INFORMATION NOT REQUIRED IN PROSPECTUS

Item 14. Other Expenses of Issuance and Distribution.

The following table sets forth all expenses payable by the registrant, other than underwriting discounts, in connection with the offering of the securities being registered.

 

SEC Registration Fee

   $ 2,459   

Accounting Fees and Expenses*

   $ 5,000   

Legal Fees and Expenses*

   $ 10,000   

Miscellaneous Expenses*

   $ 2,541   
  

 

 

 

Total*

$ 20,000   
  

 

 

 

 

* Estimated.

Item 15. Indemnification of Directors and Officers

Section 145 of the Delaware General Corporation Law provides that a corporation may indemnify any person, including an officer and director, who was or is, or is threatened to be made, a party to any threatened, pending or completed action, suit or proceeding, whether civil, criminal, administrative or investigative (other than an action by or in the right of such corporation), by reason of the fact that such person is or was a director, officer, employee or agent of such corporation, or is or was serving at the request of such corporation as a director, officer, employee or agent of another corporation, partnership, joint venture, trust or other enterprise. The indemnity may include expenses (including attorneys’ fees), judgments, fines and amounts paid in settlement actually and reasonably incurred by such person in connection with such action, suit or proceeding, provided such person acted in good faith and in a manner such person reasonably believed to be in or not opposed to the best interests of such corporation, and, with respect to any criminal actions and proceedings, had no reasonable cause to believe that his conduct was unlawful. A Delaware corporation may indemnify any person, including an officer or director, who was or is, or is threatened to be made, a party to any threatened, pending or contemplated action or suit by or in the right of such corporation, under the same conditions, except that no indemnification is permitted without judicial approval if such person is adjudged to be liable to such corporation. Where an officer or director of a corporation is successful, on the merits or otherwise, in the defense of any action, suit or proceeding referred to above, or any claim, issue or matter herein, the corporation must indemnify such person against the expenses (including attorneys’ fees) which such officer or director actually and reasonably incurred in connection therewith.

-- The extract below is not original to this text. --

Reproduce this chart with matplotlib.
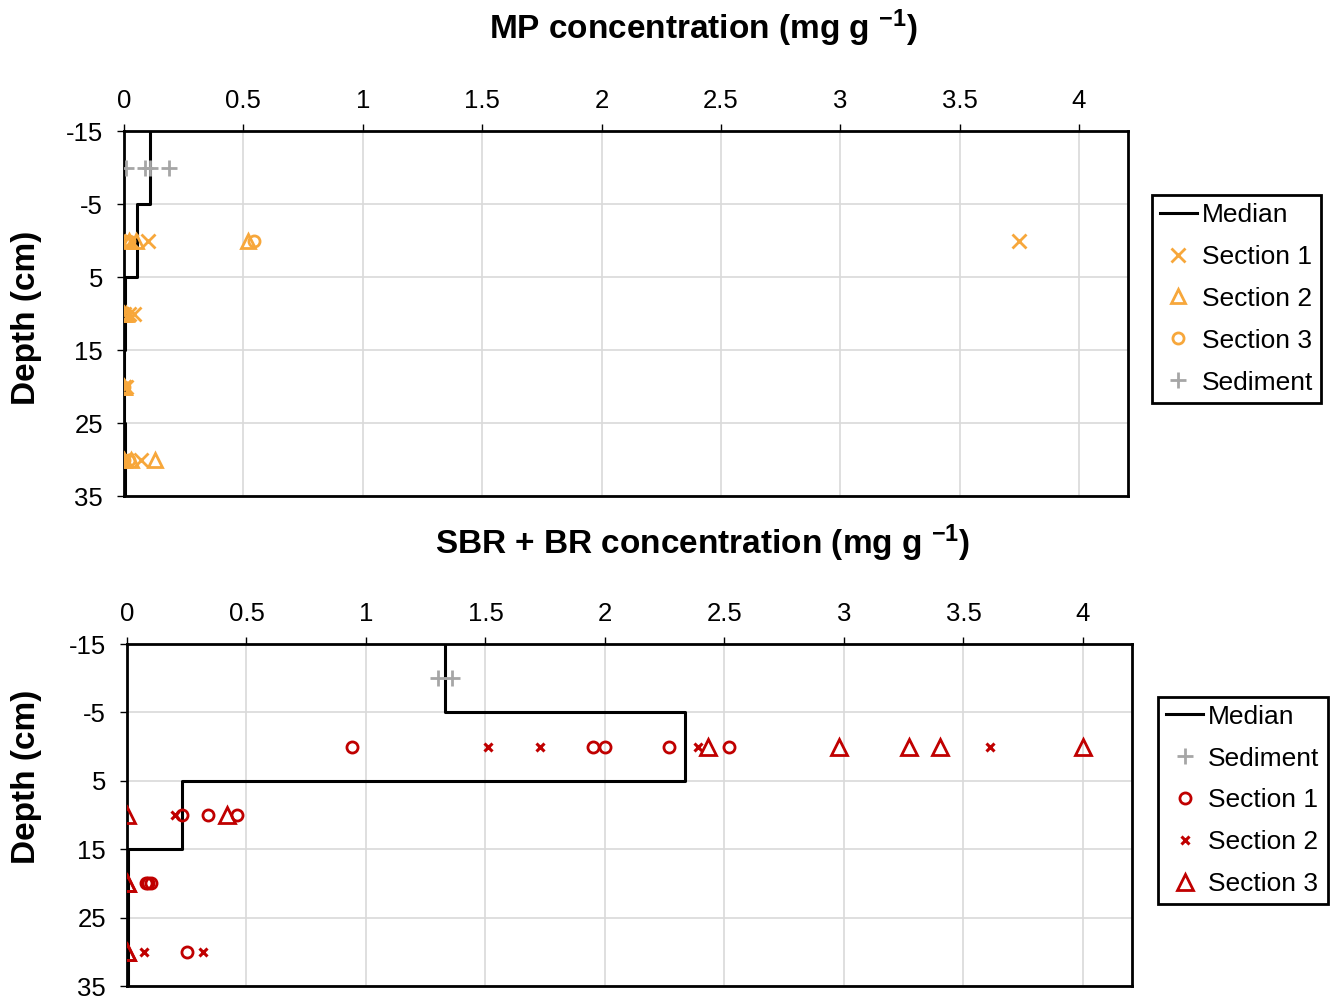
import numpy as np
import matplotlib
matplotlib.use("Agg")
import matplotlib.pyplot as plt

plt.rcParams["font.family"] = ["Liberation Sans", "DejaVu Sans"]
plt.rcParams["axes.unicode_minus"] = False
plt.rcParams["mathtext.default"] = "regular"

ORANGE = "#F7A73B"
RED = "#C00000"
GREY = "#A6A6A6"

depth_edges = [-15, -5, 5, 15, 25, 35]

# --- MP (top panel) ---
mp_median = [0.11, 0.055, 0.003, 0.002, 0.004]
mp_sed_depth = [-10, -10, -10, -10]
mp_sed_conc = [0.01, 0.09, 0.11, 0.19]
mp_s1_depth = [0, 0, 0, 10, 10, 10, 20, 20, 20, 30, 30, 30]
mp_s1_conc = [0.03, 0.10, 3.75, 0.0, 0.04, 0.02, 0.0, 0.01, 0.0, 0.0, 0.07, 0.01]
mp_s2_depth = [0, 0, 0, 10, 10, 20, 20, 30, 30, 30]
mp_s2_conc = [0.02, 0.05, 0.52, 0.0, 0.01, 0.0, 0.0, 0.0, 0.03, 0.13]
mp_s3_depth = [0, 0, 0, 10, 20, 30, 30]
mp_s3_conc = [0.0, 0.02, 0.545, 0.0, 0.0, 0.0, 0.02]

# --- SBR + BR (bottom panel) ---
sbr_median = [1.33, 2.335, 0.229, 0.003, 0.003]
sbr_sed_depth = [-10, -10]
sbr_sed_conc = [1.30, 1.36]
sbr_s1_depth = [0, 0, 0, 0, 0, 10, 10, 10, 20, 20, 20, 30]
sbr_s1_conc = [0.94, 1.95, 2.0, 2.27, 2.52, 0.23, 0.34, 0.46, 0.08, 0.09, 0.10, 0.25]
sbr_s2_depth = [0, 0, 0, 0, 10, 30, 30]
sbr_s2_conc = [1.51, 1.73, 2.39, 3.61, 0.20, 0.07, 0.32]
sbr_s3_depth = [0, 0, 0, 0, 0, 10, 10, 20, 20, 30, 30]
sbr_s3_conc = [2.43, 2.98, 3.27, 3.40, 4.0, 0.0, 0.42, 0.0, 0.0, 0.0, 0.0]

x_ticks = [0, 0.5, 1, 1.5, 2, 2.5, 3, 3.5, 4]
x_tick_labels = ["0", "0.5", "1", "1.5", "2", "2.5", "3", "3.5", "4"]
y_ticks = [-15, -5, 5, 15, 25, 35]


def median_steps(values):
    xs = np.repeat(values, 2)
    ys = []
    for i in range(len(values)):
        ys += [depth_edges[i], depth_edges[i + 1]]
    return xs, ys


def style_axes(ax):
    ax.set_xlim(0, 4.205)
    ax.set_ylim(35, -15)
    ax.set_xticks(x_ticks)
    ax.set_xticklabels(x_tick_labels)
    ax.set_yticks(y_ticks)
    ax.xaxis.tick_top()
    ax.tick_params(axis="both", labelsize=18.5, length=5, width=1, color="black")
    ax.tick_params(axis="x", pad=8)
    ax.tick_params(axis="y", pad=10)
    ax.grid(True, color="#D9D9D9", linewidth=1.2)
    ax.set_axisbelow(True)
    for sp in ax.spines.values():
        sp.set_linewidth(2)
        sp.set_color("black")


def add_legend(ax, anchor):
    leg = ax.legend(loc="upper left", bbox_to_anchor=anchor, fontsize=19, frameon=True,
                    fancybox=False, edgecolor="black", borderaxespad=0, handlelength=1.4,
                    handletextpad=0.2, borderpad=0.3, labelspacing=0.68, framealpha=1)
    leg.get_frame().set_linewidth(2)
    return leg


fig = plt.figure(figsize=(13.39, 9.98), dpi=100)
ax1 = fig.add_axes([0.0926, 0.503, 0.7498, 0.3657])
ax2 = fig.add_axes([0.0948, 0.012, 0.7506, 0.3427])

# top panel
mx, my = median_steps(mp_median)
ax1.plot(mx, my, color="black", linewidth=2.2, label="Median", zorder=3)
ax1.plot(mp_s1_conc, mp_s1_depth, "x", color=ORANGE, ms=10, mew=2, label="Section 1", zorder=4)
ax1.plot(mp_s2_conc, mp_s2_depth, "^", color=ORANGE, ms=10, mew=2, mfc="none", label="Section 2", zorder=4)
ax1.plot(mp_s3_conc, mp_s3_depth, "o", color=ORANGE, ms=8, mew=2, mfc="none", label="Section 3", zorder=4)
ax1.plot(mp_sed_conc, mp_sed_depth, "+", color=GREY, ms=12, mew=2, label="Sediment", zorder=4)
style_axes(ax1)
add_legend(ax1, (1.024, 0.825))

# bottom panel
sx, sy = median_steps(sbr_median)
ax2.plot(sx, sy, color="black", linewidth=2.2, label="Median", zorder=3)
ax2.plot(sbr_sed_conc, sbr_sed_depth, "+", color=GREY, ms=12, mew=2, label="Sediment", zorder=4)
ax2.plot(sbr_s1_conc, sbr_s1_depth, "o", color=RED, ms=8, mew=2, mfc="none", label="Section 1", zorder=4)
ax2.plot(sbr_s2_conc, sbr_s2_depth, "x", color=RED, ms=6, mew=2.2, label="Section 2", zorder=4)
ax2.plot(sbr_s3_conc, sbr_s3_depth, "^", color=RED, ms=11, mew=2, mfc="none", label="Section 3", zorder=4)
style_axes(ax2)
add_legend(ax2, (1.026, 0.846))

# titles and axis labels placed on the figure
fig.text(0.525, 1 - 28 / 998, "MP concentration (mg g $^{-1}$)", fontsize=24,
         fontweight="bold", ha="center", va="center")
fig.text(0.525, 1 - 543 / 998, "SBR + BR concentration (mg g $^{-1}$)", fontsize=24,
         fontweight="bold", ha="center", va="center")
fig.text(27 / 1339, 1 - 318 / 998, "Depth (cm)", fontsize=24, fontweight="bold",
         rotation=90, ha="center", va="center")
fig.text(27 / 1339, 1 - 777 / 998, "Depth (cm)", fontsize=24, fontweight="bold",
         rotation=90, ha="center", va="center")

fig.savefig("out.png", dpi=100)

Our certificate of incorporation provides that none of our directors will be personally liable to us or our shareholders for monetary damages for breach of fiduciary duty as a director, except to the extent such exemption from liability or limitation thereof is not permitted under the Delaware General Corporation Law.

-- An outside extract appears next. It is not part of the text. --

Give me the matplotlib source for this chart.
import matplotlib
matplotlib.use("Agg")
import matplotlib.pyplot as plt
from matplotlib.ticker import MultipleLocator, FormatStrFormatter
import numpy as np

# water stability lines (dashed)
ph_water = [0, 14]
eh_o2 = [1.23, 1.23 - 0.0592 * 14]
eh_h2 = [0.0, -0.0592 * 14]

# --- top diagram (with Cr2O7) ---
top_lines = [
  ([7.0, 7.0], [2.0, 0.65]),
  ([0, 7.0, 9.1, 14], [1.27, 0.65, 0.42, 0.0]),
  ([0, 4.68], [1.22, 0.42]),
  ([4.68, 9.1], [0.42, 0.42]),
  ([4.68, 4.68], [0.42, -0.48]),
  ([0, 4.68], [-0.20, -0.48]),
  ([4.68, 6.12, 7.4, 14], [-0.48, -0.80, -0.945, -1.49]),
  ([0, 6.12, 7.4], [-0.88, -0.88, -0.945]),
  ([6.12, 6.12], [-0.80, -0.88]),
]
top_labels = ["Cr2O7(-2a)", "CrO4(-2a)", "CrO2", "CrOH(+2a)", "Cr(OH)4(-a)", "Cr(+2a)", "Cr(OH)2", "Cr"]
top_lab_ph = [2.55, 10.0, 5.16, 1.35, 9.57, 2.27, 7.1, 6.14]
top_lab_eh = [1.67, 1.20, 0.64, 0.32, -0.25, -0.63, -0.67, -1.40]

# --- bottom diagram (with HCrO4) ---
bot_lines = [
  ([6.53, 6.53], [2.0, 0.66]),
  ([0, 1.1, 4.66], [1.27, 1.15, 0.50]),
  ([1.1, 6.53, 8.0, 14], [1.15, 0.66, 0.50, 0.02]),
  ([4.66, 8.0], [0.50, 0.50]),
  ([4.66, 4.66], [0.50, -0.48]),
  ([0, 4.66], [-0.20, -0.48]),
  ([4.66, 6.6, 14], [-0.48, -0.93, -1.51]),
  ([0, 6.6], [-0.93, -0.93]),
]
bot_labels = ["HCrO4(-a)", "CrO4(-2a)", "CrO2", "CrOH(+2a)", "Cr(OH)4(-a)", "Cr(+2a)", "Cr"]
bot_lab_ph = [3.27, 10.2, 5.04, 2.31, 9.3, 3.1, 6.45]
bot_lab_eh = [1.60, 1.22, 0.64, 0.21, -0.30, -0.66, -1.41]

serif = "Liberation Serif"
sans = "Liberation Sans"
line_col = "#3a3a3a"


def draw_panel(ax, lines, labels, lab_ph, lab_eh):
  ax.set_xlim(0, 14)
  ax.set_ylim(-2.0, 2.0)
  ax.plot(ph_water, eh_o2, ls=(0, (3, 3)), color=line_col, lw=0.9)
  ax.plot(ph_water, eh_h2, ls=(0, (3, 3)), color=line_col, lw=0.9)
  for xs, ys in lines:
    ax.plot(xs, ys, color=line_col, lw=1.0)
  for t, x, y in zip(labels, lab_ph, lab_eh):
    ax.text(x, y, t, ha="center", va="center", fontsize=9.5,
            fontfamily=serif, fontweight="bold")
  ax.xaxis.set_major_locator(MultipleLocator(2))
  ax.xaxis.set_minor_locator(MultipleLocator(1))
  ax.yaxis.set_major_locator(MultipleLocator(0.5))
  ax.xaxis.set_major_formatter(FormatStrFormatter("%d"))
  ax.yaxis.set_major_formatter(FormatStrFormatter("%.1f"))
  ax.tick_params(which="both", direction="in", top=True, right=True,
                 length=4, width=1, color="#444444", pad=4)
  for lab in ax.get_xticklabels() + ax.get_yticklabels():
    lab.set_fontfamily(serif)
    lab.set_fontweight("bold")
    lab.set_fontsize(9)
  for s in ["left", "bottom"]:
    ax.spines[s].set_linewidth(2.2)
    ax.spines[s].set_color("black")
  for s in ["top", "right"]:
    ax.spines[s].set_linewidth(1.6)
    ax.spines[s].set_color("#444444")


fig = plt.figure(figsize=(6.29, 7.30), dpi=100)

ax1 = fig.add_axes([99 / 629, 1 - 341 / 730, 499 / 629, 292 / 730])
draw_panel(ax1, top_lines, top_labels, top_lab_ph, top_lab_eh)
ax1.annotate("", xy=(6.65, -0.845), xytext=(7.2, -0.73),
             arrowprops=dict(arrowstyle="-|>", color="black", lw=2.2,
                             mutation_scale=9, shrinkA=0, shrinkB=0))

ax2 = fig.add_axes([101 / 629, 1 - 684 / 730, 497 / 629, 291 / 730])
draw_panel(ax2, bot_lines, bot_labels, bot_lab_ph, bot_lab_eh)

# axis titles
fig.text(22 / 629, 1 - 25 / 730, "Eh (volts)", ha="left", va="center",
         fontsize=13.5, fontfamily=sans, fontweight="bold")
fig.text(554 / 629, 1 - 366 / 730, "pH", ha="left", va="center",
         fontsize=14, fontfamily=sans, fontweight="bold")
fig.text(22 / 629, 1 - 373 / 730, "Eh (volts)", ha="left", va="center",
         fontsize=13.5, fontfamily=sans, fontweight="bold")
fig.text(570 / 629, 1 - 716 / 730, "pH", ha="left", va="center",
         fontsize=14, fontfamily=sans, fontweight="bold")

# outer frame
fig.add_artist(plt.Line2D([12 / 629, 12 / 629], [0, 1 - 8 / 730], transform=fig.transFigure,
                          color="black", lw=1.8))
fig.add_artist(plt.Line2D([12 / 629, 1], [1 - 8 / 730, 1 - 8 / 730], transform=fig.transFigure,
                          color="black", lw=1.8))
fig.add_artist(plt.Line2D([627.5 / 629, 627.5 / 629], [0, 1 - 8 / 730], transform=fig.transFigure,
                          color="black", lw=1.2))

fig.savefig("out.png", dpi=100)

Our by-laws provide for indemnification of our officers and directors to the fullest extent permitted by applicable law. We also maintain directors’ and officers’ liability insurance policies.

Item 16. Exhibits

The following exhibits are included or incorporated herein by reference:

 

Exhibit No.

  

Description

4.1    Specimen of Common Share Certificate (incorporated by reference to exhibit of the same number contained in the Company’s Annual Report on Form 10K for its fiscal year ended October 31, 1999)
5.1    Opinion of Robinson & Cole LLP (previously filed)
23.1    Consent of Independent Registered Public Accounting Firm
23.2    Consent of Robinson & Cole LLP (included in Exhibit 5.1)
24.1    Power of Attorney (included on the signature page hereof) (previously filed)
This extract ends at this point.